O cartão perfurado com piques, ou seja, o esquema da renda é preso sobre a almofada para ganhar a confecção. Trocando os bilros, isto é, entrelaçando os fios que estão presos nos bilros com uma habilidade fantástica, as artesãs produzem delicadas e belas rendas de entremeio e bico, estreitas e largas, flor de mamão macho, margarida, galinha com seus pintinhos e aplicações como: lacinhos, cestinhas, abacaxis, laranjas etc. Toalhinhas para bandeja, mesa, apoio de copo, golas e palas.

Os pontos recebem nomes especiais que variam de acordo com a região, como pano de crivo, trancinha, trocadilho, trançado, matachim, trança, pano de serêncio, pano fechado, pano baiano, pano inteiro, pano aberto.

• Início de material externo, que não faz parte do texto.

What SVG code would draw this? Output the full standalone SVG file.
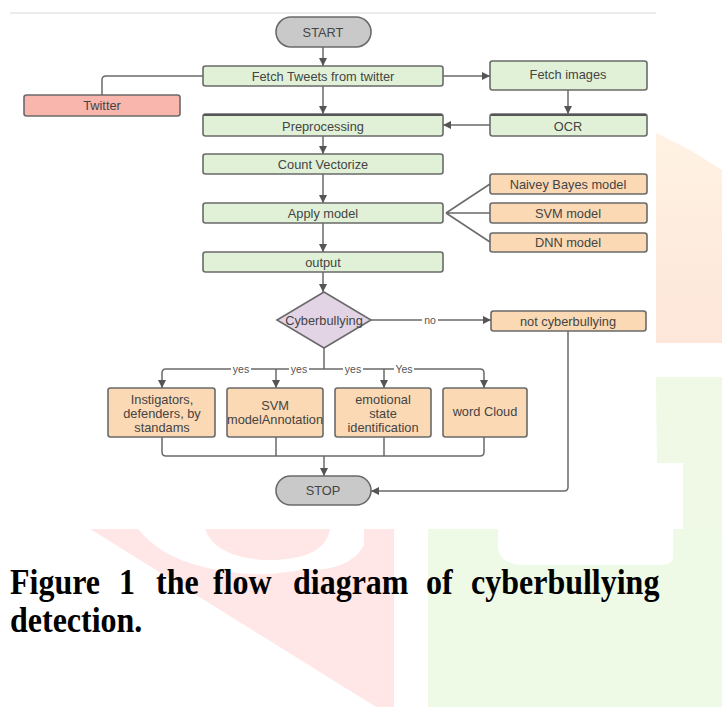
<svg xmlns="http://www.w3.org/2000/svg" width="722" height="707" viewBox="0 0 722 707">
<style>
.n{stroke:#6a6a6a;stroke-width:1.6}
.g{fill:#e1f1d7}
.o{fill:#fbd9b4}
.t{font-family:"Liberation Sans",Arial,sans-serif;font-size:12.8px;fill:#444;text-anchor:middle;dominant-baseline:central}
.l{font-family:"Liberation Sans",Arial,sans-serif;font-size:10.5px;fill:#555;text-anchor:middle;dominant-baseline:central}
.c{fill:none;stroke:#6a6a6a;stroke-width:1.5}
.cap{font-family:"Liberation Serif","Times New Roman",serif;font-weight:bold;font-size:32px;fill:#000}
</style>
<defs>
<marker id="a" markerUnits="userSpaceOnUse" markerWidth="8" markerHeight="8" refX="8" refY="4" orient="auto">
<path d="M0,0 L8,4 L0,8 z" fill="#555"/>
</marker>
<linearGradient id="pg" x1="0" y1="0" x2="0" y2="1">
<stop offset="0" stop-color="#fff2e3"/><stop offset="1" stop-color="#fde6da"/>
</linearGradient>
</defs>
<rect width="722" height="707" fill="#fff"/>
<g id="watermark">
<line x1="10" y1="13" x2="656" y2="13" stroke="#ececec" stroke-width="2"/>
<polygon points="656,133 690,150 722,170 722,343 656,343" fill="url(#pg)"/>
<path d="M656,377 H722 V529 H683 V463 H657 Z" fill="#eff9e5"/>
<polygon points="90,529 394,529 394,707 376,707" fill="#ffe7e7"/>
<path d="M138,529 H364 V545 Q350,572 300,570 Q250,580 200,566 Q160,556 138,529 Z" fill="#fff"/>
<path d="M205,529 H330 Q325,560 268,560 Q215,558 205,529 Z" fill="#ffe7e7"/>
<polygon points="428,529 722,529 722,707 428,707" fill="#eefae5"/>
<path d="M498,529 H673 V556 Q673,565 660,565 H525 Q498,565 498,545 Z" fill="#fff"/>
</g>
<g id="connectors">
<path class="c" d="M323,47 V66" marker-end="url(#a)"/>
<path class="c" d="M323,86 V114" marker-end="url(#a)"/>
<path class="c" d="M323,136 V154" marker-end="url(#a)"/>
<path class="c" d="M323,174 V203" marker-end="url(#a)"/>
<path class="c" d="M323,223 V252" marker-end="url(#a)"/>
<path class="c" d="M323,272 V292" marker-end="url(#a)"/>
<path class="c" d="M443,76 H490" marker-end="url(#a)"/>
<path class="c" d="M568,90 V114" marker-end="url(#a)"/>
<path class="c" d="M490,125 H443" marker-end="url(#a)"/>
<path class="c" d="M203,76 H106 Q102,76 102,80 V95"/>
<path class="c" d="M446,213 L490,184 M446,213 H490 M446,213 L490,242"/>
<path class="c" d="M371,320 H491" marker-end="url(#a)"/>
<path class="c" d="M324,348 V369"/>
<path class="c" d="M324,369 H166 Q162,369 162,373 V388" marker-end="url(#a)"/>
<path class="c" d="M324,369 H480 Q484,369 484,373 V388" marker-end="url(#a)"/>
<path class="c" d="M276,369 V388" marker-end="url(#a)"/>
<path class="c" d="M384,369 V388" marker-end="url(#a)"/>
<path class="c" d="M162,437 V452 Q162,456 166,456 H480 Q484,456 484,452 V437"/>
<path class="c" d="M276,437 V456 M384,437 V456"/>
<path class="c" d="M324,456 V476" stroke-width="2.5" marker-end="url(#a)"/>
<path class="c" d="M568,331 V487 Q568,491 564,491 H371" marker-end="url(#a)"/>
<rect x="422" y="314" width="16" height="12" fill="#fff"/>
<text class="l" x="430" y="320">no</text>
<rect x="231" y="364" width="20" height="10" fill="#fff"/>
<text class="l" x="241" y="369">yes</text>
<rect x="289" y="364" width="20" height="10" fill="#fff"/>
<text class="l" x="299" y="369">yes</text>
<rect x="343" y="364" width="20" height="10" fill="#fff"/>
<text class="l" x="353" y="369">yes</text>
<rect x="394" y="364" width="20" height="10" fill="#fff"/>
<text class="l" x="404" y="369">Yes</text>
</g>
<g id="start"><rect class="n" x="276" y="17" width="95" height="30" rx="15" fill="#c9c9c9" stroke-width="2"/><text class="t" x="323" y="32">START</text></g>
<g id="fetch-tweets"><rect class="n g" x="203" y="66" width="240" height="20" rx="2.5"/><text class="t" x="323" y="76">Fetch Tweets from twitter</text></g>
<g id="twitter"><rect class="n" x="24" y="95" width="156" height="21" rx="2.5" fill="#f8b6ad"/><text class="t" x="102" y="105.5">Twitter</text></g>
<g id="fetch-images"><rect class="n g" x="490" y="61" width="157" height="29" rx="2.5"/><text class="t" x="568" y="74">Fetch images</text></g>
<g id="preprocessing"><rect class="n g" x="203" y="114" width="240" height="22" rx="2.5"/><line x1="204" y1="115" x2="442" y2="115" stroke="#555" stroke-width="2"/><text class="t" x="323" y="126">Preprocessing</text></g>
<g id="ocr"><rect class="n g" x="490" y="114" width="157" height="22" rx="2.5"/><line x1="491" y1="115" x2="646" y2="115" stroke="#555" stroke-width="2"/><text class="t" x="568" y="126">OCR</text></g>
<g id="count-vectorize"><rect class="n g" x="203" y="154" width="240" height="20" rx="2.5"/><text class="t" x="323" y="164">Count Vectorize</text></g>
<g id="naive-bayes"><rect class="n o" x="490" y="174" width="157" height="20" rx="2.5"/><text class="t" x="568" y="184">Naivey Bayes model</text></g>
<g id="apply-model"><rect class="n g" x="203" y="203" width="240" height="20" rx="2.5"/><text class="t" x="323" y="213">Apply model</text></g>
<g id="svm-model"><rect class="n o" x="490" y="203" width="157" height="20" rx="2.5"/><text class="t" x="568" y="213">SVM model</text></g>
<g id="dnn-model"><rect class="n o" x="490" y="233" width="157" height="19" rx="2.5"/><text class="t" x="568" y="242.5">DNN model</text></g>
<g id="output"><rect class="n g" x="203" y="252" width="240" height="20" rx="2.5"/><text class="t" x="323" y="262">output</text></g>
<g id="cyberbullying"><polygon class="n" points="324,292 371,320 324,348 277,320" fill="#e2d4e4"/><text class="t" x="324" y="320">Cyberbullying</text></g>
<g id="not-cyberbullying"><rect class="n o" x="491" y="311" width="155" height="20" rx="2.5"/><text class="t" x="568" y="321">not cyberbullying</text></g>
<g id="instigators"><rect class="n o" x="108" y="388" width="107" height="49" rx="2.5"/><text class="t" x="162" y="399">Instigators,</text><text class="t" x="162" y="413">defenders, by</text><text class="t" x="162" y="427">standams</text></g>
<g id="svm-annotation"><rect class="n o" x="227" y="388" width="96" height="49" rx="2.5"/><text class="t" x="275" y="405">SVM</text><text class="t" x="275" y="419">modelAnnotation</text></g>
<g id="emotional"><rect class="n o" x="335" y="388" width="96" height="49" rx="2.5"/><text class="t" x="383" y="399">emotional</text><text class="t" x="383" y="413">state</text><text class="t" x="383" y="427">identification</text></g>
<g id="word-cloud"><rect class="n o" x="443" y="388" width="84" height="49" rx="2.5"/><text class="t" x="485" y="411">word Cloud</text></g>
<g id="stop"><rect class="n" x="276" y="476" width="95" height="29" rx="14.5" fill="#c9c9c9" stroke-width="2"/><text class="t" x="323" y="490.5">STOP</text></g>
<g id="caption">
<text class="cap" transform="translate(0,594) scale(1,1.1)" y="0"><tspan x="10">Figure</tspan><tspan x="119">1</tspan><tspan x="156">the</tspan><tspan x="213">flow</tspan><tspan x="293">diagram</tspan><tspan x="426">of</tspan><tspan x="471">cyberbullying</tspan></text>
<text class="cap" transform="translate(0,632) scale(1,1.1)" x="10" y="0">detection.</text>
</g>
</svg>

Também é costume conservar os bilros da família, com os quais aprenderam a trabalhar. p192

RENDEIRAS DE GUARAPARI E MEAÍPE

          Ana Maria dos Santos, conhecida como Dona Aninha, morava na Rua do Trabalho e começou a fazer renda antes dos sete anos. Filha da famosa rendeira Vitória Maria da Conceição – Vovó Vitorinha – brincando de rendeira, colocava os bilros ao lado da almofada de sua mãe e foi assim que se tornou artesã e escultora de rendas.

          Olga Pinheiro de Jesus, mora no Caminho da Fonte e aprendeu esta arte com sua mãe, Geraldina da Conceição Pinheiro e seus bilros foram feitos pelo seu pai. Ultimamente seu trabalho se resume em fazer demonstrações.  Dona Olga tem uma memória fantástica e muito do que conseguimos resgatar, da história, do artesanato e do folclore (letra e música), foi graças aos depoimentos desta senhora, que é a memória viva de Guarapari.

          Dona Estela, esposa do Senhor José Lyra, há pouco falecida, criava rendas diferentes e era habilidosa bordadeira, todos se reuniam a sua volta para fazer rendas. Ensinou suas filhas gêmeas Paixão e Madalena.

         Dona Alzira Vieira de Mattos Bresciani, nasceu em Meaípe em 1910 e faleceu em 1985. Aprendeu a fazer renda aos cinco anos de idade, com sua madrinha Belarmina Vieira de Mattos. Dona Zizi, como era conhecida, foi uma rendeira famosa, quem vinha comprar suas rendas era a esposa do Presidente Geisel.

          Dona Carlinda, residente na rua São Pedro, em Muquiçaba.

          Maria Brandão residente no Caminho da Fonte, também era famosa rendeira.

          Dona Zota, fazia blusas e vestidos de renda.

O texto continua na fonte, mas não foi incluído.